* _Objective_:
Each line below should be retyped exactly, with no pictures.

* _Data segment_:
^^^^^^^^^^^^^^^^

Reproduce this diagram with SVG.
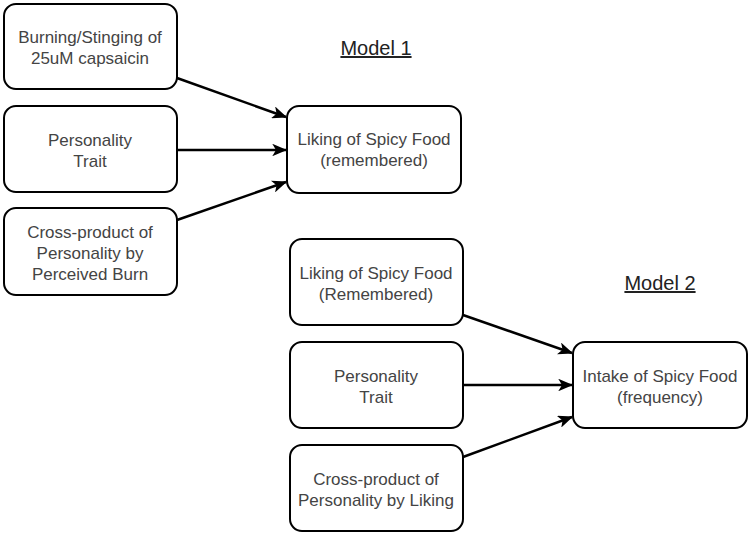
<svg xmlns="http://www.w3.org/2000/svg" width="750" height="535" viewBox="0 0 750 535">
<style>
.box{fill:#fff;stroke:#000;stroke-width:2}
.t{font-family:"Liberation Sans",Arial,sans-serif;font-size:17px;fill:#444;text-anchor:middle}
.title{font-family:"Liberation Sans",Arial,sans-serif;font-size:20px;fill:#222;text-anchor:middle;text-decoration:underline}
.c{stroke:#000;stroke-width:2.5;fill:none;marker-end:url(#arr)}
</style>
<defs>
<marker id="arr" viewBox="0 0 12 10" refX="11" refY="5" markerWidth="6" markerHeight="5" markerUnits="strokeWidth" orient="auto">
<path d="M0,0 L12,5 L0,10 L3,5 Z" fill="#000"/>
</marker>
</defs>
<rect width="750" height="535" fill="#fff"/>
<text class="title" x="376" y="55">Model 1</text>
<text class="title" x="660" y="290">Model 2</text>
<g id="n1"><rect class="box" x="4" y="4" width="173" height="85" rx="12"/><text class="t" x="90" y="43">Burning/Stinging of</text><text class="t" x="90" y="64">25uM capsaicin</text></g>
<g id="n2"><rect class="box" x="4" y="106" width="173" height="86" rx="12"/><text class="t" x="90" y="146">Personality</text><text class="t" x="90" y="167">Trait</text></g>
<g id="n3"><rect class="box" x="4" y="208" width="173" height="87" rx="12"/><text class="t" x="90" y="238">Cross-product of</text><text class="t" x="90" y="259">Personality by</text><text class="t" x="90" y="280">Perceived Burn</text></g>
<g id="n4"><rect class="box" x="287" y="106" width="174" height="87" rx="12"/><text class="t" x="374" y="145">Liking of Spicy Food</text><text class="t" x="374" y="166">(remembered)</text></g>
<g id="n5"><rect class="box" x="290" y="239" width="173" height="86" rx="12"/><text class="t" x="376" y="279">Liking of Spicy Food</text><text class="t" x="376" y="300">(Remembered)</text></g>
<g id="n6"><rect class="box" x="290" y="342" width="173" height="86" rx="12"/><text class="t" x="376" y="382">Personality</text><text class="t" x="376" y="403">Trait</text></g>
<g id="n7"><rect class="box" x="290" y="445" width="173" height="86" rx="12"/><text class="t" x="376" y="485">Cross-product of</text><text class="t" x="376" y="506">Personality by Liking</text></g>
<g id="n8"><rect class="box" x="573" y="342" width="174" height="86" rx="12"/><text class="t" x="660" y="382">Intake of Spicy Food</text><text class="t" x="660" y="403">(frequency)</text></g>
<g id="connectors">
<line class="c" x1="177" y1="78" x2="286" y2="117"/>
<line class="c" x1="177" y1="150" x2="286" y2="150"/>
<line class="c" x1="177" y1="220" x2="286" y2="182"/>
<line class="c" x1="463" y1="315" x2="572" y2="353"/>
<line class="c" x1="463" y1="385" x2="572" y2="385"/>
<line class="c" x1="463" y1="457" x2="572" y2="417"/>
</g>
</svg>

^^^^^^^^^^^^^^^^

* _Solution for this task_:
Reproduce this diagram with SVG.
<svg xmlns="http://www.w3.org/2000/svg" width="750" height="535" viewBox="0 0 750 535">
<style>
.box{fill:#fff;stroke:#000;stroke-width:2}
.t{font-family:"Liberation Sans",Arial,sans-serif;font-size:17px;fill:#444;text-anchor:middle}
.title{font-family:"Liberation Sans",Arial,sans-serif;font-size:20px;fill:#222;text-anchor:middle;text-decoration:underline}
.c{stroke:#000;stroke-width:2.5;fill:none;marker-end:url(#arr)}
</style>
<defs>
<marker id="arr" viewBox="0 0 12 10" refX="11" refY="5" markerWidth="6" markerHeight="5" markerUnits="strokeWidth" orient="auto">
<path d="M0,0 L12,5 L0,10 L3,5 Z" fill="#000"/>
</marker>
</defs>
<rect width="750" height="535" fill="#fff"/>
<text class="title" x="376" y="55">Model 1</text>
<text class="title" x="660" y="290">Model 2</text>
<g id="n1"><rect class="box" x="4" y="4" width="173" height="85" rx="12"/><text class="t" x="90" y="43">Burning/Stinging of</text><text class="t" x="90" y="64">25uM capsaicin</text></g>
<g id="n2"><rect class="box" x="4" y="106" width="173" height="86" rx="12"/><text class="t" x="90" y="146">Personality</text><text class="t" x="90" y="167">Trait</text></g>
<g id="n3"><rect class="box" x="4" y="208" width="173" height="87" rx="12"/><text class="t" x="90" y="238">Cross-product of</text><text class="t" x="90" y="259">Personality by</text><text class="t" x="90" y="280">Perceived Burn</text></g>
<g id="n4"><rect class="box" x="287" y="106" width="174" height="87" rx="12"/><text class="t" x="374" y="145">Liking of Spicy Food</text><text class="t" x="374" y="166">(remembered)</text></g>
<g id="n5"><rect class="box" x="290" y="239" width="173" height="86" rx="12"/><text class="t" x="376" y="279">Liking of Spicy Food</text><text class="t" x="376" y="300">(Remembered)</text></g>
<g id="n6"><rect class="box" x="290" y="342" width="173" height="86" rx="12"/><text class="t" x="376" y="382">Personality</text><text class="t" x="376" y="403">Trait</text></g>
<g id="n7"><rect class="box" x="290" y="445" width="173" height="86" rx="12"/><text class="t" x="376" y="485">Cross-product of</text><text class="t" x="376" y="506">Personality by Liking</text></g>
<g id="n8"><rect class="box" x="573" y="342" width="174" height="86" rx="12"/><text class="t" x="660" y="382">Intake of Spicy Food</text><text class="t" x="660" y="403">(frequency)</text></g>
<g id="connectors">
<line class="c" x1="177" y1="78" x2="286" y2="117"/>
<line class="c" x1="177" y1="150" x2="286" y2="150"/>
<line class="c" x1="177" y1="220" x2="286" y2="182"/>
<line class="c" x1="463" y1="315" x2="572" y2="353"/>
<line class="c" x1="463" y1="385" x2="572" y2="385"/>
<line class="c" x1="463" y1="457" x2="572" y2="417"/>
</g>
</svg>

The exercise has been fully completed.